Mr Grossek believes there has been a “lack of satisfactory progress” with principals’ concerns after the State Government slashed over 100 state schools’ cleaning contracts to stamp out routinely underpaid and exploited cleaners.
Speaking with other principals, Mr Grossek says they “remain dissatisfied” with the set cleaning hours which he described as “grossly inadequate”.
Mr Grossek recently sent a four-page report to the State Government and Department of Education and Training (DET) to address the “very problematic” reforms.
Mr Grossek, who led a public campaign, whereby his school was able to increase their daily hours from 6.5 to 12, said “it remained a puzzle to me that similarly successful outcomes for other schools could not also be arrived at in a timely manner, if at all.”

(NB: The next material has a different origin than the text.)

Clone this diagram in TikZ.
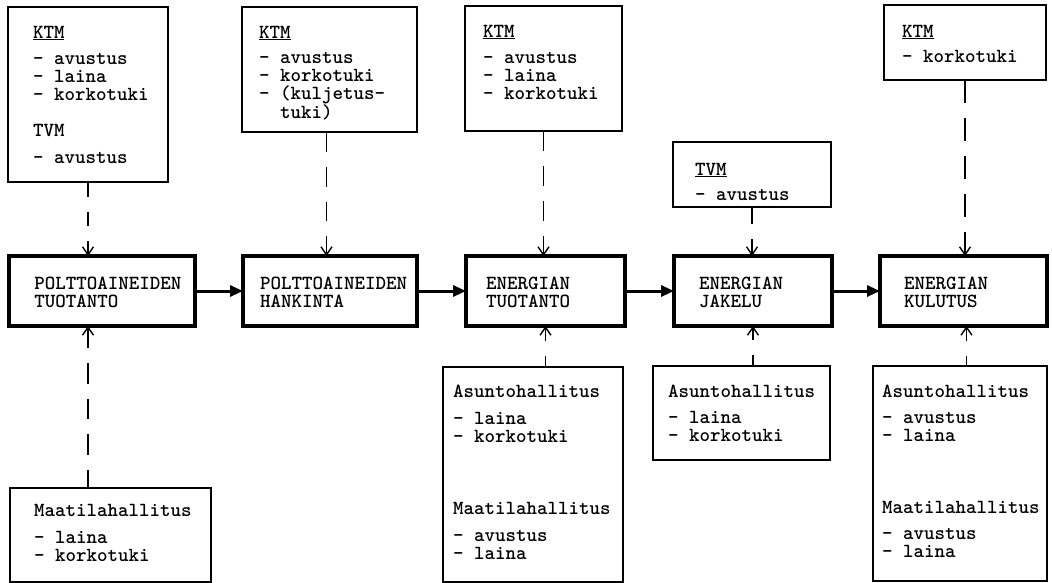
\documentclass[tikz,border=0pt]{standalone}
\usetikzlibrary{arrows.meta}
\begin{document}
\begin{tikzpicture}[x=1pt,y=-1pt,
  box/.style={draw, line width=1.4pt, inner sep=0pt, outer sep=0pt, anchor=north west},
  mainbox/.style={draw, line width=3.2pt, inner sep=0pt, outer sep=0pt, anchor=north west},
  txt/.style={anchor=north west, inner sep=0pt, outer sep=0pt, align=left, font=\ttfamily\bfseries\fontsize{20}{18}\selectfont},
  flow/.style={line width=3pt, -{Triangle[length=13pt,width=11pt]}},
  conn/.style={line width=1.4pt, -{Straight Barb[length=8pt,width=11pt]}, dash pattern=on #1 off 15pt},
  connr/.style={line width=1.4pt, {Straight Barb[length=8pt,width=11pt]}-, dash pattern=on #1 off 15pt},
]
\useasboundingbox (0,0) rectangle (1052,583);

% top boxes
\node[box, minimum width=160pt, minimum height=175pt] (k1) at (8,7) {};
\node[box, minimum width=175pt, minimum height=125pt] (k2) at (242,7) {};
\node[box, minimum width=157pt, minimum height=125pt] (k3) at (465,6) {};
\node[box, minimum width=158pt, minimum height=65pt] (k4) at (673,142) {};
\node[box, minimum width=162pt, minimum height=75pt] (k5) at (884,5) {};

\node[txt] (k1t) at (33,25.8) {\underline{KTM}\\[8pt]- avustus\\- laina\\- korkotuki\\[18pt]TVM\\[9pt]- avustus};
\node[txt] (k2t) at (259,25.8) {\underline{KTM}\\[7pt]- avustus\\- korkotuki\\- (kuljetus-\\\phantom{- }tuki)};
\node[txt] (k3t) at (483,24.8) {\underline{KTM}\\[8pt]- avustus\\- laina\\- korkotuki};
\node[txt] (k4t) at (695,162.8) {\underline{TVM}\\[7pt]- avustus};
\node[txt] (k5t) at (902,24.8) {\underline{KTM}\\[7pt]- korkotuki};

% main boxes
\node[mainbox, minimum width=186pt, minimum height=70pt] (m1) at (9,256) {};
\node[mainbox, minimum width=174pt, minimum height=70pt] (m2) at (243,256) {};
\node[mainbox, minimum width=159pt, minimum height=70pt] (m3) at (466,256) {};
\node[mainbox, minimum width=158pt, minimum height=70pt] (m4) at (674,256) {};
\node[mainbox, minimum width=167pt, minimum height=70pt] (m5) at (880,256) {};

\node[txt] (m1t) at (34.4,276.8) {POLTTOAINEIDEN\\TUOTANTO};
\node[txt] (m2t) at (260,276.8) {POLTTOAINEIDEN\\HANKINTA};
\node[txt] (m3t) at (486,276.8) {ENERGIAN\\TUOTANTO};
\node[txt] (m4t) at (699,276.8) {ENERGIAN\\JAKELU};
\node[txt] (m5t) at (904,276.8) {ENERGIAN\\KULUTUS};

% bottom boxes
\node[box, minimum width=201pt, minimum height=94pt] (b1) at (10,488) {};
\node[box, minimum width=180pt, minimum height=215pt] (b3) at (443,367) {};
\node[box, minimum width=177pt, minimum height=94pt] (b4) at (653,366) {};
\node[box, minimum width=174pt, minimum height=215pt] (b5) at (873,366) {};

\node[txt] (b1t) at (34,503.8) {Maatilahallitus\\[9pt]- laina\\- korkotuki};
\node[txt] (b3t) at (453,384.8) {Asuntohallitus\\[9pt]- laina\\- korkotuki\\[54pt]Maatilahallitus\\[9pt]- avustus\\- laina};
\node[txt] (b4t) at (668,384.8) {Asuntohallitus\\[8pt]- laina\\- korkotuki};
\node[txt] (b5t) at (882,384.8) {Asuntohallitus\\[8pt]- avustus\\- laina\\[54pt]Maatilahallitus\\[8pt]- avustus\\- laina};

% flow arrows
\draw[flow] (m1.east) -- (m2.west);
\draw[flow] (m2.east) -- (m3.west);
\draw[flow] (m3.east) -- (m4.west);
\draw[flow] (m4.east) -- (m5.west);

% top connectors
\draw[conn=14.7pt] (k1.south) -- (k1.south |- m1.north);
\draw[conn=19.75pt] ([xshift=-3pt]k2.south) -- ([xshift=-3pt]k2.south |- m2.north);
\draw[conn=20pt] (k3.south) -- (k3.south |- m3.north);
\draw[conn=17pt] (k4.south) -- (k4.south |- m4.north);
\draw[conn=23pt] (k5.south) -- (k5.south |- m5.north);

% bottom connectors
\draw[connr=20.4pt] (m1.south -| k1.south) -- (b1.north -| k1.south);
\draw[connr=13pt] (m3.south) -- (m3.south |- b3.north);
\draw[connr=12.5pt] (m4.south) -- (m4.south |- b4.north);
\draw[connr=13pt] ([xshift=3pt]m5.south) -- ([xshift=3pt]m5.south |- b5.north);
\end{tikzpicture}
\end{document}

This week Mr Grossek received an email from the Victorian School Building Authority chief executive Chris Keating stating there would be increase of “cleaning frequency of low use areas” effective Term 1, 2019 at a cost to the department.

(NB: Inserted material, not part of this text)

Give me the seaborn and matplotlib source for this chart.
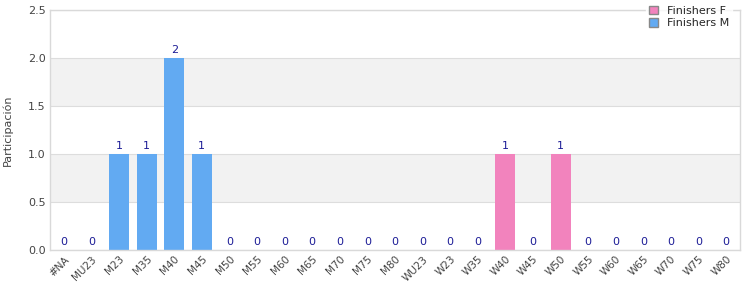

“It has become clear that the low frequency cleaning of excess space is an issue that we need to address now,” Mr Keating stated in the email.
“As an example, you can expect soft floors in a low use general purpose classroom to now be vacuumed fortnightly.”
Mr Grossek said this was a “welcome acknowledgement” from DET to “better resource the cleaning reform program, however it does not go anywhere far enough to address the fundamental flaws in the cleaning model.”
Minister for Education James Merlino said: “I will not tolerate any drop in standards from any of the contractors and this has been made very clear to them.”
Australian Principals Federation president Julie Podbury said the cleaning reforms had taken a “huge toll” on school leaders, leaving “many of us longing for the days when we had a team of cleaners directly employed by the school, who had genuine pride in their schools and school rooms shining brightly.”
Former Cranbourne Park Primary School cleaner ‘Michael’ (not his real name), who lost his job to the reforms says he’s been able to keep his “head above water“.
“I do little jobs for schools that ring me up because their toilets are so disgusting that they offer work for me to come in,” he said.
Hastings MP Neale Burgess said students were “now paying the heavy price of filthy schools, with classrooms, drinking fountains and toilets among the areas of schools that have had to be quarantined because they are unhygienic.”